CHAPTER XIV
SUMMARY

If, now, we review with the mind’s eye the several features of Mars which we have surveyed with the bodily one, we shall be surprised to find to what they commit us. Suggestive as each is considered by itself, the ensemble into which they combine proves of multiplicate force in its implication. For each turns out to fit into place in one consistent whole, a scheme of things in which are present all the conditions necessary to the existence and continuance of those processes which constitute what we call life. In short, we are conducted with a cogency, which grows as we consider it, to the conclusion that Mars is habitable.

Two ways of appreciating this cogency are open to us. We may treat it with the simple reasoning of common-sense, as we should a dissected map or a piece of machinery in which we realize we are right when the several parts at last fit together and the picture stands revealed or the machine works. Or we may subject the evidence to quantitative estimates for and against by the doctrine of probabilities, and thus evaluate the chances of its being correct. Consciously or unconsciously, this is what we are about in our decisions every day of our lives. At the one end of the line are those skillful judgments where the balance is so keen-edged that the least overweight on the one side dips the scales to a conclusion. At the other extremity stand those deductions which we usually speak of as proved, such as the law of gravitation. But both assurances rest really upon probability and differ only in degree.

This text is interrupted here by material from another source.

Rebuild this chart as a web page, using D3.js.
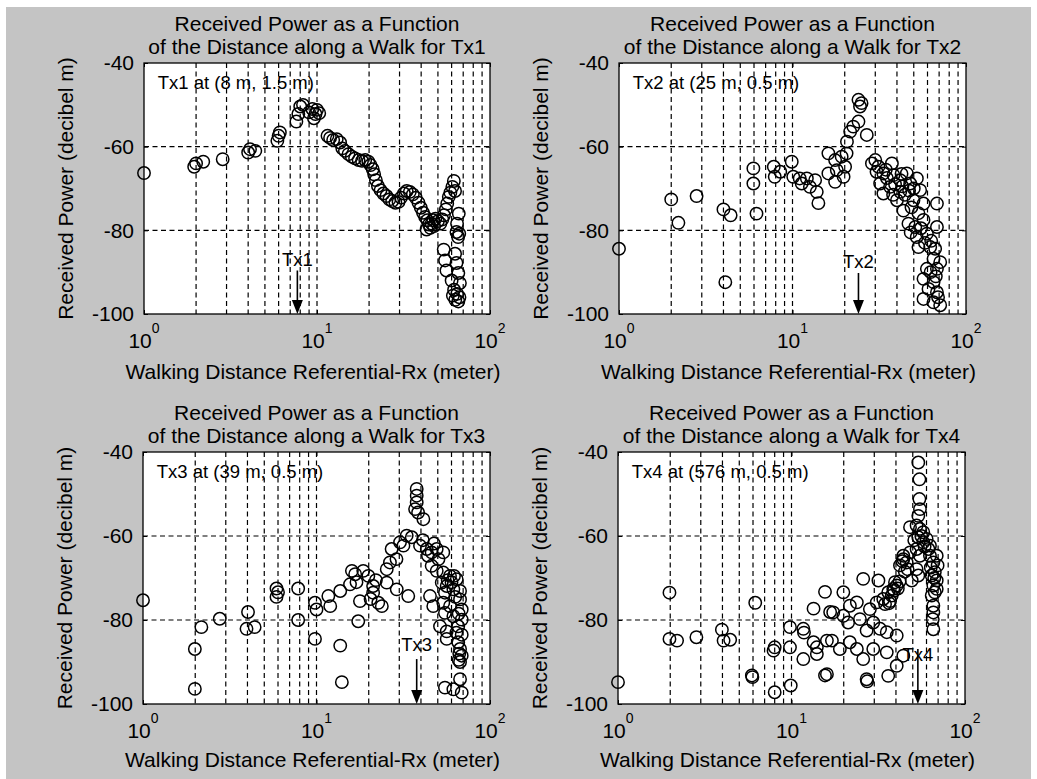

What we mean by proof of anything is that a supposition advanced to account for it explains all the facts and is not opposed to any of them, and that the balance of probability in consequence is very largely in its favor.

Now, if several pieces of evidence, distinct in their origin, concur to a given conclusion, the probability that that conclusion is correct is far greater than what results from each alone; and mounts up soon to something much exceeding what bettors at races call certainty odds. However unversed the average man may be in calculating the probability, he recognizes the fact in his dealings with his fellows by the way he attaches weight to concurrent testimony. It is such concurrent evidence that we have now to consider. To this end we will marshal the several facts ascertained in a summarized list for their easier intercomparison.

These facts are:—

(1) Mars turns on its axis in 24 h. 37 m. 22.65 s. with reference to the stars, and in 24 h. 39 m. 35.0 s. (as a mean) with regard to the Sun. Its day, therefore, is only about forty minutes longer than ours.

(2) Its axis is tilted to the plane of its orbit by about 23° 59′ (most recent determination, 1905). This gives the planet seasons almost the counterpart of our own in character; but in length nearly double ours, for

(3) Its year consists of 687 of our days, 669 of its own.

(4) Polar caps are plainly visible which melt in the Martian summer to form again in the Martian winter, thus implying the presence of a substance deposited by cold.